En esta como en tantas otras materias, la Iglesia escucha el clamor de redención, de salvación que se esconde en lo hondo de cualquier alma humana; escucha el clamor del pecador que anhela arrepentirse y pedir perdón, y tener −con experiencia o sin ella− la alegría de ser perdonado por el mismo Hijo de Dios; el clamor de los pobres de espíritu que anhelan el reino de los cielos; el clamor de los que tienen hambre y sed de justicia;…
No escucha, en cambio el clamor del así llamado “espíritu del siglo”, que nadie sabe lo que es, que cada uno se puede inventar y vivir a su manera, y que sirve de bien poco. Lo sabe y lo conoce, pero no lo escucha, porque la Iglesia está para anunciar la salvación que Dios nos ofrece, no para vernos caminar por senderos que nos llevarían al fracaso como seres humanos, y a la pérdida de la amistad con Dios, que nos abre a la Vida Eterna, aunque los caminásemos con toda la libertad del mundo,
Escuchar es sin duda necesario; y la Iglesia −no este eclesiástico o el otro, sea quien sea y esté más o menos encumbrado− lo hace para llevar adelante su misión con el espíritu que recuerda muy bien estas palabras muy claras de la Gaudium et spes, n. 44: “Es propio de todo el pueblo de Dios, pero principalmente de los pastores y de los teólogos, auscultar, discernir, e interpretar, con la ayuda del Espíritu Santo, las múltiples voces de nuestro tiempo y valorarlas a la luz de la palabra divina, a fin de que la Verdad revelada pueda ser mejor percibida, mejor entendida y expresada en forma más adecuada” (44).

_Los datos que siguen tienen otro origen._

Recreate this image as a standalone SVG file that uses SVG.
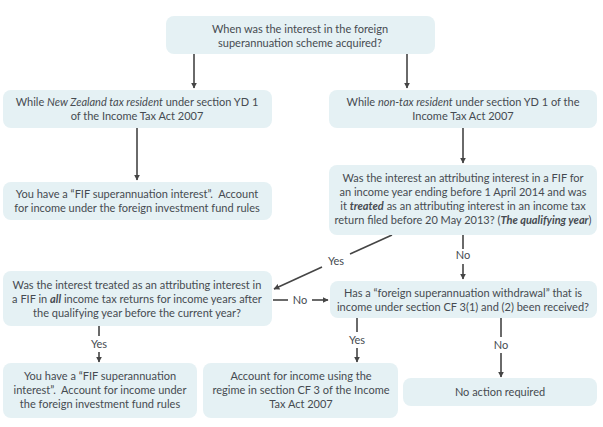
<svg xmlns="http://www.w3.org/2000/svg" width="603" height="427" viewBox="0 0 603 427">
<defs>
<marker id="ah" viewBox="0 0 10 10" refX="9" refY="5" markerWidth="6" markerHeight="6" orient="auto" markerUnits="userSpaceOnUse">
<path d="M0,0 L10,5 L0,10 z" fill="#454545"/>
</marker>
<style>
.box{fill:#e5f1f4;}
.t{font-family:Lato,"Open Sans",sans-serif;font-size:11px;fill:#454b51;text-anchor:middle;}
.c{stroke:#454545;stroke-width:1.6;fill:none;}
.lab{font-family:Lato,"Open Sans",sans-serif;font-size:11px;fill:#454b51;text-anchor:middle;}
</style>
</defs>
<rect width="603" height="427" fill="#ffffff"/>
<g id="connectors">
<line class="c" x1="194" y1="54" x2="194" y2="88" marker-end="url(#ah)"/>
<line class="c" x1="407" y1="54" x2="407" y2="88" marker-end="url(#ah)"/>
<line class="c" x1="137" y1="128" x2="137" y2="180" marker-end="url(#ah)"/>
<line class="c" x1="463" y1="128" x2="463" y2="163" marker-end="url(#ah)"/>
<line class="c" x1="392" y1="235" x2="350" y2="254"/>
<line class="c" x1="322" y1="267" x2="274" y2="289" marker-end="url(#ah)"/>
<text class="lab" x="336" y="265">Yes</text>
<line class="c" x1="463" y1="235" x2="463" y2="249"/>
<text class="lab" x="463" y="259">No</text>
<line class="c" x1="463" y1="264" x2="463" y2="279" marker-end="url(#ah)"/>
<line class="c" x1="273" y1="300" x2="288" y2="300"/>
<text class="lab" x="300" y="304">No</text>
<line class="c" x1="312" y1="300" x2="328" y2="300" marker-end="url(#ah)"/>
<line class="c" x1="99" y1="326" x2="99" y2="336"/>
<text class="lab" x="99" y="348">Yes</text>
<line class="c" x1="99" y1="352" x2="99" y2="362" marker-end="url(#ah)"/>
<line class="c" x1="357" y1="318" x2="357" y2="332"/>
<text class="lab" x="357" y="344">Yes</text>
<line class="c" x1="357" y1="348" x2="357" y2="362" marker-end="url(#ah)"/>
<line class="c" x1="501" y1="318" x2="501" y2="337"/>
<text class="lab" x="501" y="349">No</text>
<line class="c" x1="501" y1="353" x2="501" y2="377" marker-end="url(#ah)"/>
</g>
<g id="n1">
<rect class="box" x="166" y="16" width="269" height="38" rx="8"/>
<text class="t" x="300" y="33">When was the interest in the foreign</text>
<text class="t" x="300" y="47">superannuation scheme acquired?</text>
</g>
<g id="n2">
<rect class="box" x="3" y="90" width="269" height="38" rx="8"/>
<text class="t" x="137" y="106">While <tspan font-style="italic">New Zealand tax resident</tspan> under section YD 1</text>
<text class="t" x="137" y="120">of the Income Tax Act 2007</text>
</g>
<g id="n3">
<rect class="box" x="329" y="90" width="268" height="38" rx="8"/>
<text class="t" x="463" y="106">While <tspan font-style="italic">non-tax resident</tspan> under section YD 1 of the</text>
<text class="t" x="463" y="120">Income Tax Act 2007</text>
</g>
<g id="n4">
<rect class="box" x="3" y="182" width="269" height="38" rx="8"/>
<text class="t" x="137" y="198">You have a “FIF superannuation interest”.&#160; Account</text>
<text class="t" x="137" y="212">for income under the foreign investment fund rules</text>
</g>
<g id="n5">
<rect class="box" x="329" y="165" width="268" height="70" rx="8"/>
<text class="t" x="463" y="182">Was the interest an attributing interest in a FIF for</text>
<text class="t" x="463" y="196">an income year ending before 1 April 2014 and was</text>
<text class="t" x="463" y="210">it <tspan font-style="italic" font-weight="bold">treated</tspan> as an attributing interest in an income tax</text>
<text class="t" x="463" y="224">return filed before 20 May 2013? (<tspan font-style="italic" font-weight="bold">The qualifying year</tspan>)</text>
</g>
<g id="n6">
<rect class="box" x="3" y="271" width="269" height="55" rx="8"/>
<text class="t" x="137" y="289">Was the interest treated as an attributing interest in</text>
<text class="t" x="137" y="303">a FIF in <tspan font-style="italic" font-weight="bold">all</tspan> income tax returns for income years after</text>
<text class="t" x="137" y="317">the qualifying year before the current year?</text>
</g>
<g id="n7">
<rect class="box" x="330" y="281" width="267" height="37" rx="8"/>
<text class="t" x="463" y="297">Has a “foreign superannuation withdrawal” that is</text>
<text class="t" x="463" y="311">income under section CF 3(1) and (2) been received?</text>
</g>
<g id="n8">
<rect class="box" x="3" y="363" width="194" height="55" rx="8"/>
<text class="t" x="100" y="380">You have a “FIF superannuation</text>
<text class="t" x="100" y="394">interest”.&#160; Account for income under</text>
<text class="t" x="100" y="408">the foreign investment fund rules</text>
</g>
<g id="n9">
<rect class="box" x="203" y="363" width="195" height="55" rx="8"/>
<text class="t" x="301" y="380">Account for income using the</text>
<text class="t" x="301" y="394">regime in section CF 3 of the Income</text>
<text class="t" x="301" y="408">Tax Act 2007</text>
</g>
<g id="n10">
<rect class="box" x="403" y="378" width="194" height="28" rx="8"/>
<text class="t" x="500" y="396">No action required</text>
</g>
</svg>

La Iglesia “escucha”, no para acomodar la palabra de Cristo, la palabra de Dios, a los oídos de las personas de cada siglo, de cada ambiente; no escucha para dar lecciones y mejorar la economía, o regular los vaivenes del clima que están yendo y viniendo desde la creación del mundo. Escucha para encontrar las palabras adecuadas y anuncia la Verdad eterna de Cristo; el Amor eterno de Dios Padre, la sabiduría eterna del Espíritu Santo, para que los hombres de cada época, puedan llegar a vivir la riqueza de sabiduría, de bondad, de amor, que Dios les ofrece.
Es la labor que la Iglesia ha llevado a cabo a lo largo de los siglos −la Tradición−, que Pablo VI ha realizado con la Humanae Vitae, y que nos permite ahora, a todos los creyentes, decir con Paul Claudel: “No conocía un solo sacerdote. No tenía un solo amigo católico. (…) Pero el gran libro que se me abrió y en el que hice mis estudios, fue la Iglesia. ¡Sea eternamente alabada esta Madre grande y majestuosa, en cuyo regazo he aprendido todo!”.